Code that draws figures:

════

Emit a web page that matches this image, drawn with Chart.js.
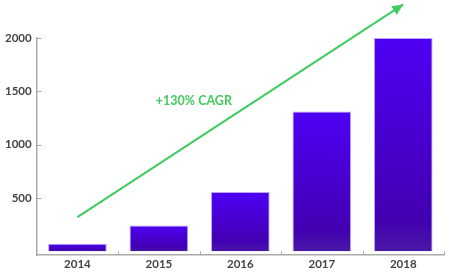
<!DOCTYPE html>
<html>
<head>
<meta charset="utf-8">
<script src="https://cdn.jsdelivr.net/npm/chart.js@4/dist/chart.umd.min.js"></script>
<style>
  html, body { margin: 0; padding: 0; background: #fff; }
  #wrap { width: 450px; height: 275px; }
</style>
</head>
<body>
<div id="wrap"><canvas id="chart"></canvas></div>
<script>
// data
var years = ['2014', '2015', '2016', '2017', '2018'];
var values = [70, 240, 555, 1310, 2000];
var yTicks = [500, 1000, 1500, 2000];
// trend arrow: start at 2014, tip at 2018 (goes above the top of the axis)
var trend = [320, null, null, null, 2315];
var trendLabel = '+130% CAGR';
var trendLabelAt = { x: 1.43, y: 1410 };

var green = '#3fcb5e';

function barFill(ctx) {
    var chart = ctx.chart;
    if (!chart.chartArea || ctx.type !== 'data') return '#4a00e8';
    var ys = chart.scales.y;
    var top = ys.getPixelForValue(ctx.parsed.y);
    var bot = ys.getPixelForValue(0);
    var g = chart.ctx.createLinearGradient(0, top, 0, bot);
    g.addColorStop(0, '#4e00f4');
    g.addColorStop(0.85, '#4200b0');
    g.addColorStop(1, '#4818a6');
    return g;
}

// small inward ticks + arrow head + label
var extras = {
    id: 'extras',
    afterDatasetsDraw: function(chart) {
        var c = chart.ctx;
        var xs = chart.scales.x, ys = chart.scales.y;
        var area = chart.chartArea;
        c.save();
        c.strokeStyle = '#aaaaaa';
        c.lineWidth = 1;
        // x ticks between categories
        for (var i = 0; i < years.length; i++) {
            var px = Math.round(xs.getPixelForValue(i + 0.5)) + 0.5;
            c.beginPath();
            c.moveTo(px, area.bottom);
            c.lineTo(px, area.bottom - 4);
            c.stroke();
        }
        // y ticks
        yTicks.forEach(function(v) {
            var py = Math.round(ys.getPixelForValue(v)) + 0.5;
            c.beginPath();
            c.moveTo(area.left, py);
            c.lineTo(area.left + 5, py);
            c.stroke();
        });
        // arrow head
        var pts = chart.getDatasetMeta(1).data.filter(function(p, k) { return trend[k] !== null; });
        var a = pts[0], b = pts[pts.length - 1];
        var ang = Math.atan2(b.y - a.y, b.x - a.x);
        var len = 11, w = 5;
        c.fillStyle = green;
        c.beginPath();
        c.moveTo(b.x, b.y);
        c.lineTo(b.x - len * Math.cos(ang) + w * Math.sin(ang), b.y - len * Math.sin(ang) - w * Math.cos(ang));
        c.lineTo(b.x - len * Math.cos(ang) - w * Math.sin(ang), b.y - len * Math.sin(ang) + w * Math.cos(ang));
        c.closePath();
        c.fill();
        // label
        c.fillStyle = green;
        c.font = 'bold 12.5px Lato';
        c.textAlign = 'center';
        c.textBaseline = 'middle';
        c.fillText(trendLabel, xs.getPixelForValue(trendLabelAt.x), ys.getPixelForValue(trendLabelAt.y));
        c.restore();
    }
};

var ctx0 = document.getElementById('chart').getContext('2d');
var chart = new Chart(ctx0, {
    type: 'bar',
    data: {
        labels: years,
        datasets: [{
            data: values,
            backgroundColor: barFill,
            borderColor: '#b9a6ff',
            borderWidth: 1,
            barPercentage: 0.72,
            categoryPercentage: 1
        }, {
            type: 'line',
            data: trend,
            spanGaps: true,
            borderColor: green,
            borderWidth: 2,
            pointRadius: 0,
            clip: false
        }]
    },
    options: {
        animation: false,
        responsive: true,
        maintainAspectRatio: false,
        layout: { padding: { top: 38, right: 6, left: 0, bottom: 2 } },
        plugins: {
            legend: { display: false },
            tooltip: { enabled: false }
        },
        scales: {
            x: {
                grid: { display: false, drawTicks: false },
                border: { color: '#aaaaaa', width: 1.5 },
                ticks: {
                    color: '#444',
                    padding: 2,
                    font: { size: 11.5, family: 'Lato', weight: 'bold' }
                }
            },
            y: {
                min: -38,
                max: 2000,
                afterBuildTicks: function(scale) {
                    scale.ticks = yTicks.map(function(v) { return { value: v }; });
                },
                grid: { display: false, drawTicks: false },
                border: { color: '#aaaaaa', width: 1.5 },
                ticks: {
                    color: '#444',
                    padding: 5,
                    font: { size: 11.5, family: 'Lato', weight: 'bold' },
                    callback: function(v) { return String(v); }
                }
            }
        }
    },
    plugins: [extras]
});
</script>
</body>
</html>
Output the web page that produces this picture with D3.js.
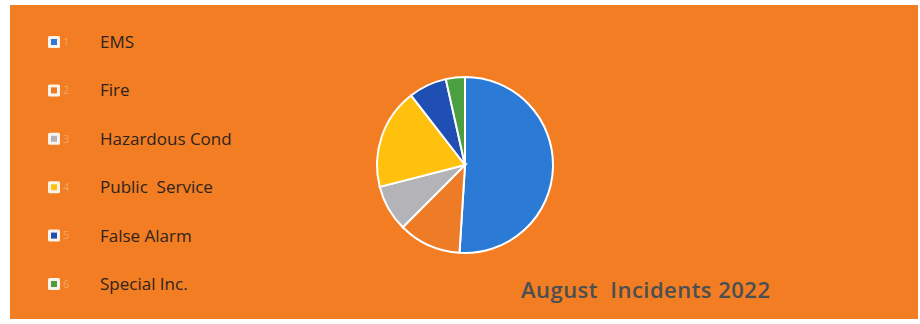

════

— EXERCISE GOAL —
Looking at the records above, work out how many lines include the word "page", then give that number by itself.

— WRITTEN ANSWER —
2